One non-obvious part about git-annex is "location tracking" system [0], which "keeps track of in which repositories it last saw a file's content."

The result of this is that any "checkout" operations will, by default, modify source repo, and then this information will be eventually propagated to all the clients. Before you delete the repository, you'll want to de-register any git-annex files to let others know they are no longer available. This is pretty big departure from standard git approach where you can delete any checkouts without any repercussions.

We've tried to use git annex for large file storage in a small team, and our metadata kept being "gummed up" with all the repos which no longer exists -- temporary CI checkouts, servers which have been formatted, old user laptops, etc.. So we dropped it in favor of "git lfs" and then a custom system.

[0] https://git-annex.branchable.com/location_tracking/

kvnhn · on Jan 15, 2022

Thanks for sharing your experience. It's non-trivial and surprising behavior like this that drove me to build a custom system[0] myself.

When I started researching version control tools for large files, I remember feeling like git-annex and Git LFS were awkwardly bolted onto Git; Git simply wasn't designed for large files. Then I found DVC[1], and its approach rang true for me. However, after using DVC for a year or so, I grew tired of its many puzzling behaviors (most of which are outlined in the README at [0]). In the end, I built the tool I wanted for the job -- one that is exceptionally simple and fast.

[0]: https://github.com/kevin-hanselman/dud

[1]: https://dvc.org/

theamk · on Jan 16, 2022

That's an interesting system, but this is pretty "in your face" -- it seems like to takes over some git ops and other steps.

We went the other way and made an "invisible" system -- there were two scripts: one would move data file to cache, upload it, and create metadata file that needs to be checked in; and second one which will take a list of metadata files and make sure that each of them is downloaded to cache. We then modified all of our code to call second script before trying to read large files.
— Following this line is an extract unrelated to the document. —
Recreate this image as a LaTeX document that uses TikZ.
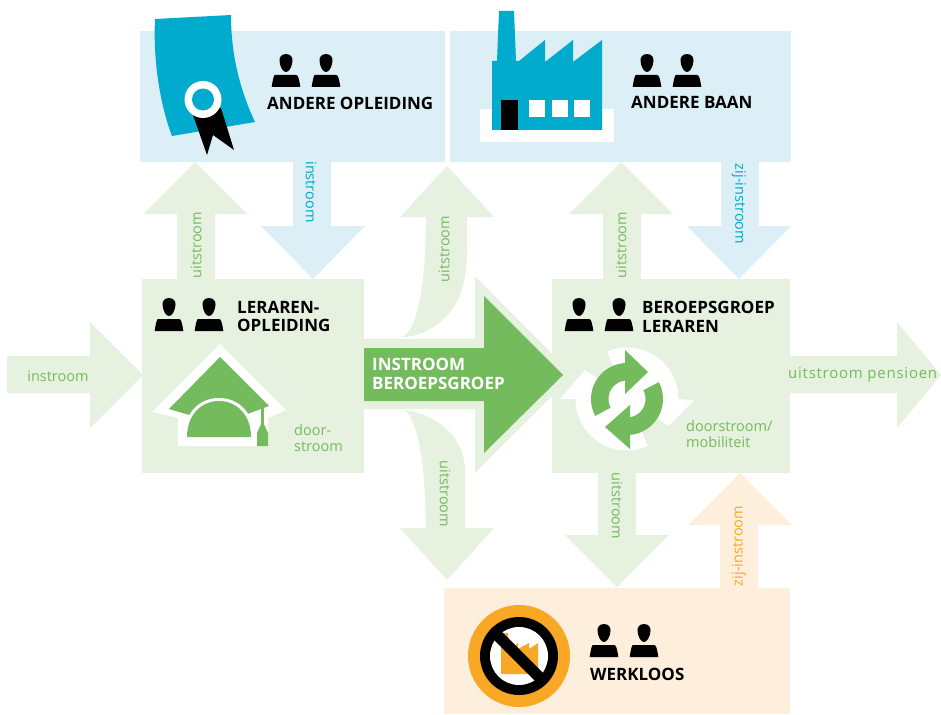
\documentclass[tikz,border=0pt]{standalone}
\usepackage{fontspec}
\setmainfont{Open Sans}
\definecolor{bluebg}{HTML}{DCEEF6}
\definecolor{greenbg}{HTML}{E6F1E0}
\definecolor{orangebg}{HTML}{FEEEDC}
\definecolor{cyanc}{HTML}{00ABCD}
\definecolor{greenc}{HTML}{74BB5D}
\definecolor{orangec}{HTML}{F8A824}
\tikzset{
  x=1pt,y=-1pt,
  boxtitle/.style={font=\bfseries\fontsize{17}{18.5}\selectfont,text=black,align=left,inner sep=0pt,anchor=north west},
  flow/.style={font=\fontsize{14.5}{16.5}\selectfont,text=greenc,inner sep=0pt,align=left},
  person/.pic={
    \fill[black] (0,-9) .. controls (5,-9) and (7,-5) .. (6.5,-2) .. controls (6,4) and (3,9) .. (0,9)
       .. controls (-3,9) and (-6,4) .. (-6.5,-2) .. controls (-7,-5) and (-5,-9) .. (0,-9) -- cycle;
    \fill[black] (-11,12) -- (10,12) .. controls (12,12) and (13,15) .. (14.3,24) -- (-14.3,24)
       .. controls (-13,15) and (-12,12) .. (-11,12) -- cycle;
  }
}
\begin{document}
\begin{tikzpicture}
\useasboundingbox (0,0) rectangle (941,714);
% panels
\fill[bluebg] (140,31) rectangle (445,162);
\fill[bluebg] (450,31) rectangle (791,162);
\fill[greenbg] (142,279) rectangle (364,473);
\fill[greenbg] (552,279) rectangle (790,473);
\fill[orangebg] (444,588) rectangle (790,714);
% straight flow arrows
\fill[greenbg] (7,356) -- (90,356) -- (90,322) -- (143,375) -- (90,428) -- (90,393) -- (7,393) -- cycle;
\fill[greenbg] (790,356) -- (897,356) -- (897,322) -- (941,375) -- (897,428) -- (897,393) -- (790,393) -- cycle;
\fill[greenbg] (177,279) -- (177,214) -- (143,214) -- (195,162) -- (247,214) -- (215,214) -- (215,279) -- cycle;
\fill[greenbg] (603,279) -- (603,214) -- (569,214) -- (621,162) -- (673,214) -- (641,214) -- (641,279) -- cycle;
\fill[bluebg] (293,162) -- (293,226) -- (261,226) -- (313,279) -- (365,226) -- (331,226) -- (331,162) -- cycle;
\fill[bluebg] (721,162) -- (721,226) -- (687,226) -- (739,279) -- (791,226) -- (759,226) -- (759,162) -- cycle;
\fill[greenbg] (598,473) -- (598,535) -- (565,535) -- (617,587) -- (669,535) -- (636,535) -- (636,473) -- cycle;
\fill[orangebg] (720,588) -- (720,525) -- (688,525) -- (740,473) -- (792,525) -- (758,525) -- (758,588) -- cycle;
% curved arrows
\fill[greenbg] (402,337) .. controls (420,330) and (426,270) .. (426,217) -- (400,217) -- (447,166) -- (494,217) -- (467,217) -- (467,250) .. controls (467,275) and (463,287) .. (460,295) .. controls (450,320) and (425,337) .. (402,337) -- cycle;
\fill[greenbg] (405,410) .. controls (420,425) and (425,470) .. (426,528) -- (400,528) -- (447,580) -- (494,528) -- (465,528) -- (465,470) .. controls (465,440) and (440,415) .. (405,410) -- cycle;
% main arrow
\fill[greenbg] (364,339) -- (475,339) -- (475,276) -- (573,375) -- (475,473) -- (475,409) -- (364,409) -- cycle;
\fill[greenc] (364,348) -- (484,348) -- (484,296) -- (563,375) -- (484,453) -- (484,401) -- (364,401) -- cycle;
% certificate
\fill[cyanc] (155,19) -- (231,15) .. controls (231,55) and (240,90) .. (255,122) -- (172,136) .. controls (160,105) and (153,60) .. (155,19) -- cycle;
\fill[black] (192,112) -- (207,155) -- (213,135) -- (234,150) -- (221,108) -- cycle;
\fill[white] (203,99.5) circle (18.5);
\fill[cyanc] (203,99.5) circle (11);
% factory
\fill[white] (480,109) rectangle (614,142);
\fill[cyanc] (492,130) -- (492,61) -- (497,61) -- (499,11) -- (514,11) -- (516,61) -- (519,61) -- (545,40) -- (545,62) -- (573,40) -- (573,62) -- (602,40) -- (602,130) -- cycle;
\fill[black] (501,100) rectangle (518,130);
\fill[white] (529,100) rectangle (545,117);
\fill[white] (552,100) rectangle (568,117);
\fill[white] (574,100) rectangle (590,117);
% mortarboard
\fill[white] (152,412) -- (220,344) -- (286,410) -- (268,418) -- (268,446) -- (178,446) -- (178,418) -- cycle;
\fill[greenc] (169,409) -- (220,357) -- (269,406) -- (220,424) -- cycle;
\fill[white] (184,437) .. controls (184,412) and (200,398) .. (219,398) .. controls (238,398) and (254,412) .. (254,437) -- cycle;
\fill[greenc] (187,437) .. controls (187,414) and (202,401) .. (219,401) .. controls (236,401) and (251,414) .. (251,437) -- cycle;
\fill[greenc] (260.5,408) rectangle (263.5,428);
\fill[greenc] (257,446) -- (257,433) -- (260.5,425) -- (264.5,425) -- (268,433) -- (268,446) -- cycle;
% recycle symbol
\fill[white] plot[domain=113:0,samples=40] ({627+51.5*cos(\x)},{399-51.5*sin(\x)}) -- (694,400) -- (669,426) -- (627,399) -- cycle;
\fill[white] plot[domain=-66:-180,samples=40] ({627+51.5*cos(\x)},{399-51.5*sin(\x)}) -- (560,399) -- (585,370) -- (627,399) -- cycle;
\fill[white] (627,399) circle (36);
\fill[greenc] plot[domain=208:90,samples=30] ({627+36*cos(\x)},{399-36*sin(\x)}) -- (625,363) -- (625,350) -- (648,372) -- (625,394) -- (625,381) -- plot[domain=90:208,samples=30] ({627+18.5*cos(\x)},{399-18.5*sin(\x)}) -- cycle;
\fill[greenc] plot[domain=28:-90,samples=30] ({627+36*cos(\x)},{399-36*sin(\x)}) -- (630,435) -- (630,449) -- (605,427) -- (630,405) -- (630,417) -- plot[domain=-90:28,samples=30] ({627+18.5*cos(\x)},{399-18.5*sin(\x)}) -- cycle;
% no-factory sign
\fill[orangec] (519,656) circle (51);
\fill[black] (519,656) circle (39);
\fill[white] (519,656) circle (29);
\fill[orangec] (501,674) -- (501,633) -- (508,633) -- (509,650) -- (518,643) -- (518,649) -- (529,643) -- (529,649) -- (538,643) -- (538,674) -- cycle;
\fill[black] (497,627) -- (489,635) -- (536,682) -- (544,674) -- cycle;
% people
\foreach \px/\py in {286/63,326/63,647/63,687/63,169/307,209/307,579/307,619/307,604/633,644/633}
  \pic at (\px,\py) {person};
% titles
\node[boxtitle] (t1) at (267,96.5) {ANDERE OPLEIDING};
\node[boxtitle] (t2) at (631,96.5) {ANDERE BAAN};
\node[boxtitle] (t3) at (237,301) {LERAREN-\\OPLEIDING};
\node[boxtitle] (t4) at (642,301) {BEROEPSGROEP\\LERAREN};
\node[boxtitle] (t5) at (590,668) {WERKLOOS};
\node[boxtitle,text=white] (t6) at (372,358) {INSTROOM\\BEROEPSGROEP};
% flow labels
\node[flow] (f1) at (58,376) {instroom};
\node[flow,anchor=west,font=\fontsize{15}{17}\selectfont\addfontfeature{LetterSpace=5}] (f2) at (788,375) {uitstroom pensioen};
\node[flow,anchor=north west] (f3) at (294,424) {door-\\stroom};
\node[flow,anchor=north west] (f4) at (686,420) {doorstroom/\\mobiliteit};
\node[flow,rotate=-90,text=cyanc] (f5) at (311,192) {instroom};
\node[flow,rotate=-90,text=cyanc] (f6) at (739,204) {zij-instroom};
\node[flow,rotate=90] (f7) at (196,245) {uitstroom};
\node[flow,rotate=90] (f8) at (444,249) {uitstroom};
\node[flow,rotate=90] (f9) at (621,245) {uitstroom};
\node[flow,rotate=-90] (f10) at (445,494) {uitstroom};
\node[flow,rotate=-90] (f11) at (617,506) {uitstroom};
\node[flow,rotate=90,text=orangec] (f12) at (739,546) {zij-instroom};
\end{tikzpicture}
\end{document}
The overall experience was that one didn't have to know anything about our large-file system unless they wanted to add a new file. It is just sometimes, one would run a program and that program would automatically download few large data files.

(We could do this really simple design because (1) we had a centralized large-file storage, (2) all of our large files were immutable and (3) they were only consumed by our code which we could modify)

ttyprintk · on Jan 15, 2022

Though, I’ve made a grievous error with git-lfs over NFS. Violating git workflow is possible with git-lfs, too.